For resources to get kids involved in composting and waste reduction, check out the Root Cellars Rock Children & Youth page.

And keep an eye on the blog in the coming months for the launch of the new Root Cellars Rock Food Skills Workshops kit, which will include everything you need to know to host a beginner composting workshop in your community!

The good, the bad, and the ridiculous


Well, friends, I had planned to offer you a delightful round-up of what worked and what didn't in my little downtown garden this year, but unfortunately the cable for my computer has vanished, and the extra cable I keep on hand for such emergencies has had both of its ends filled with play-dough. (Hey, guess what! I found the cord! We have photos!) I have an angry, teething toddler trying to get into my lap, so you'll have to settle for a photo-less post in list form. Okay? Okay! Most amazing discovery: the rat tail radish. Holy crow. Rat tail radishes are heirloom radishes that were bred to produce tasty pods instead of the roots we're used to. They're delicious! Zippy, like a regular radish, but kind of greenish at the same time. They're really good with a dip or just on their own. Super crunchy and juicy. Apparently they're good pickled, but I haven't tried that yet. As they grow they get kind of jungly and lanky, so they're not the best if you're into ornamental edible landscaping, but they're well worth the mess.

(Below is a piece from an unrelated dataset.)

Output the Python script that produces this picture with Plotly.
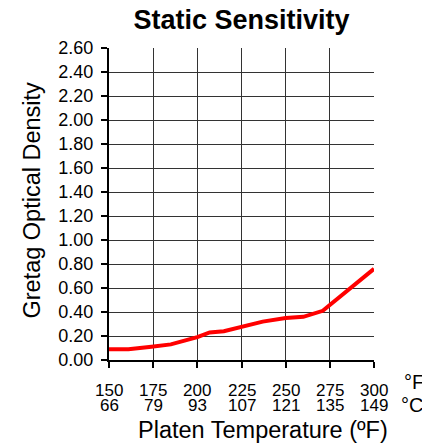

Biggest bust: beans and peas. Between the slugs and the damp spring, hardly any of the four kinds of beans I planted came up. Also, two kinds of peas were lost to sogginess and slugs. It was very sad. The troopers that survived were the Schweizer Riesen snow peas and the Blue Jaysnap beans, and they're both still truckin', even in the cold. I should note, though, that neither one of those has had a particularly impressive yield, but I'm going to attribute that to the weather, not to the seeds themselves. They did the best they could.

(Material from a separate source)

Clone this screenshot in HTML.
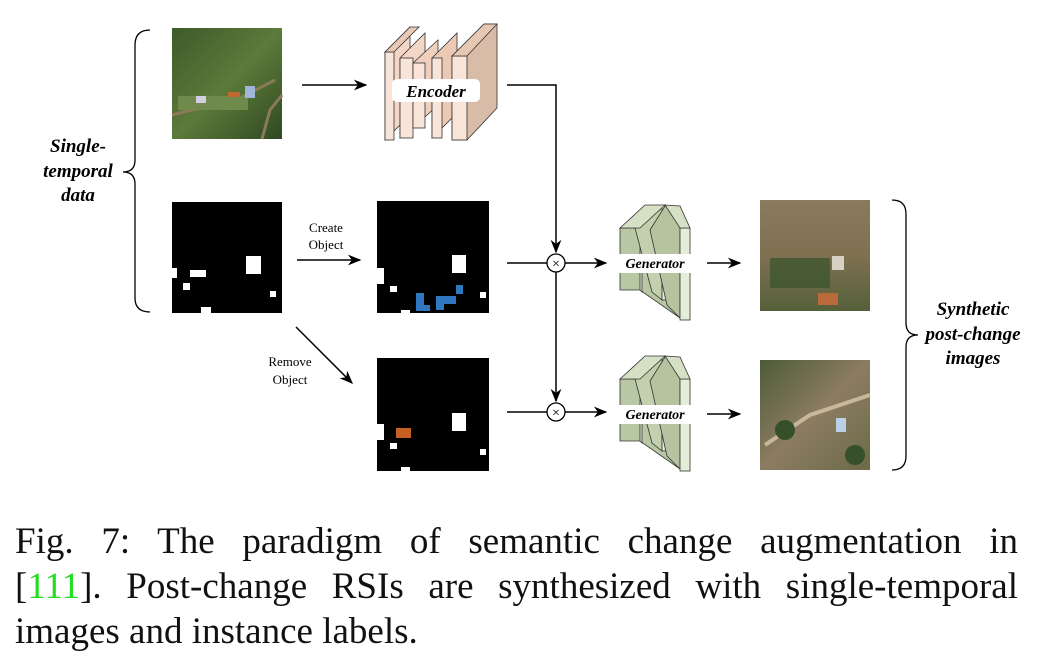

Most impressive harvest: garlic. I planted my garlic late last year, well into November. By that time, nobody local had any seed garlic left to sell, so I had to order some from away, at considerable expense. When my package came, I was kind of sad to realize that for all that money, I had gotten a mere two heads of garlic. I sighed and carried on. Then, that same week, what should I spy at Dominion but packages of organic hardneck garlic from Furmanek Farm in Arthur, Ontario. There were three bulbs in a little net pack for, what, maybe six bucks? I took them home, planted them lovingly, and they outperformed the ordered seed garlic by far. All the garlic I planted did well, but the grocery stuff was incredible. Just goes to show that sometimes it's better to ignore conventional advice and just try something crazy.

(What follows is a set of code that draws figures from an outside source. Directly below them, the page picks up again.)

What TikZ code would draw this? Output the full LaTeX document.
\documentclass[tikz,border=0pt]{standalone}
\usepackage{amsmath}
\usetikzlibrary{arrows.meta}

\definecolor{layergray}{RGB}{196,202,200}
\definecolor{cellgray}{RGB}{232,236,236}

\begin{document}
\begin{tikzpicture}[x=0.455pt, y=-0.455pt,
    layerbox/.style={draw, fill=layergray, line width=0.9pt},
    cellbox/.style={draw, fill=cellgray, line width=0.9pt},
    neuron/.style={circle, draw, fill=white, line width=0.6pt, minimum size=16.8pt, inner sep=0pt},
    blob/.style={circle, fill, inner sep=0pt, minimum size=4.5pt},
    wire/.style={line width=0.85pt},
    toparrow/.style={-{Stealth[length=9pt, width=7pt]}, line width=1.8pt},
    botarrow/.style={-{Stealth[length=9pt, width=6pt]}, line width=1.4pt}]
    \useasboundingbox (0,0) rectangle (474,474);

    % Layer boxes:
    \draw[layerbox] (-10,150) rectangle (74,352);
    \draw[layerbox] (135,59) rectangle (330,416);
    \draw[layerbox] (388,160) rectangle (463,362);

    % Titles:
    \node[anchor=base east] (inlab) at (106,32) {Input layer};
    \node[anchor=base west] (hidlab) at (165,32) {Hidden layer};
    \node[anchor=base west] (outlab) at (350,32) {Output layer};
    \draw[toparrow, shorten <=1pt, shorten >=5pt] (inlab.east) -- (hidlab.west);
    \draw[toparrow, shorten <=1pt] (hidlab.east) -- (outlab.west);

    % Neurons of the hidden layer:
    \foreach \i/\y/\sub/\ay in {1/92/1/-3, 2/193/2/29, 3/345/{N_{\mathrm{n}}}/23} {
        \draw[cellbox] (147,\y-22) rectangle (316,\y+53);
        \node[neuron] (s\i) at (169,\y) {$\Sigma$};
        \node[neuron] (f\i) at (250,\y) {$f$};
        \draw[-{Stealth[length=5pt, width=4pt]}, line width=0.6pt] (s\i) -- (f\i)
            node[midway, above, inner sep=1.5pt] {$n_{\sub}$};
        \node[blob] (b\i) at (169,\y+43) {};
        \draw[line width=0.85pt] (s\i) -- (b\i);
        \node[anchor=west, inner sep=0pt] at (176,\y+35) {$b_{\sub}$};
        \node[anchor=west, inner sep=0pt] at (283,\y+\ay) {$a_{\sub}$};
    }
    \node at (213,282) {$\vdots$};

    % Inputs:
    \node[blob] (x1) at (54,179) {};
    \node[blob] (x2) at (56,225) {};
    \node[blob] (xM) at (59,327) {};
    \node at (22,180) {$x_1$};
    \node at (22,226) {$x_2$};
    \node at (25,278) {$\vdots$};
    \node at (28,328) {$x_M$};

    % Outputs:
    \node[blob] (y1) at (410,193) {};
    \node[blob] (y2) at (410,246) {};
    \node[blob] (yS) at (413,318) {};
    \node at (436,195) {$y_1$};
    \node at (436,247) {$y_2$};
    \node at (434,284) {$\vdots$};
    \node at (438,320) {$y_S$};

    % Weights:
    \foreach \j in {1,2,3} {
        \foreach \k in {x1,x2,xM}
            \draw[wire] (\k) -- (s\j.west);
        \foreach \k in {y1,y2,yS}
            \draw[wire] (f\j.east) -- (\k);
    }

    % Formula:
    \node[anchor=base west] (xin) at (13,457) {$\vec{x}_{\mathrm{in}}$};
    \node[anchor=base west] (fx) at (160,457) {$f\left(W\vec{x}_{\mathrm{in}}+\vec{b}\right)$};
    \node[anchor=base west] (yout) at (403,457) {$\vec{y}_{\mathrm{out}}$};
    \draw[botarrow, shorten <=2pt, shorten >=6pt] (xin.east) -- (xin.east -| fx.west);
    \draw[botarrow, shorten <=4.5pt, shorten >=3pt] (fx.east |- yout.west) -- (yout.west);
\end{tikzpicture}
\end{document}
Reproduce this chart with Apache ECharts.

Most ridiculous out of season action: squash. All of my squash, winter and summer, sulked through the whole season. Now I have two baby zucchini and a load of baby pumpkins, just in time for the frost to kill them. Oh, the tragedy! I'll eat the baby zucchini, but I'm afraid there's nothing I can do for the pumpkins, except keep my fingers crossed for a ridiculously warm November.

Wackiest season-extending scheme: tomato dome. Like pretty much everyone else, I have a load of green tomatoes that will probably never ripen on the vine. Some are far enough along that I can ripen them indoors, but others are nowhere close. They're in two adjacent 4" x 4" beds, with a trellis along the inner edge of each bed. My scheme is to encase the whole thing in vapor barrier (cheaper and easier to find than greenhouse plastic, and just as durable - I know someone who's had an amazing greenhouse made from the stuff for the last three years) and hope for the best. I'm also going to remove all the last of the blossoming flowers and pinch out the growing tips of the plants so that all the energy will be sent into the fruit that has already formed. Wish me luck!

There are some things I haven't been able to harvest yet. My Jerusalem artichokes and my ground cherries are still growing, and my parsnips will want a frost before they can be dug up. I have kale, lamb's lettuce, and red mustard started that should take me into winter, and I'll be starting some more winter crops over the next couple weeks. I hope I can find my camera cable soon so I can show you pictures of them.  Photos to come soon!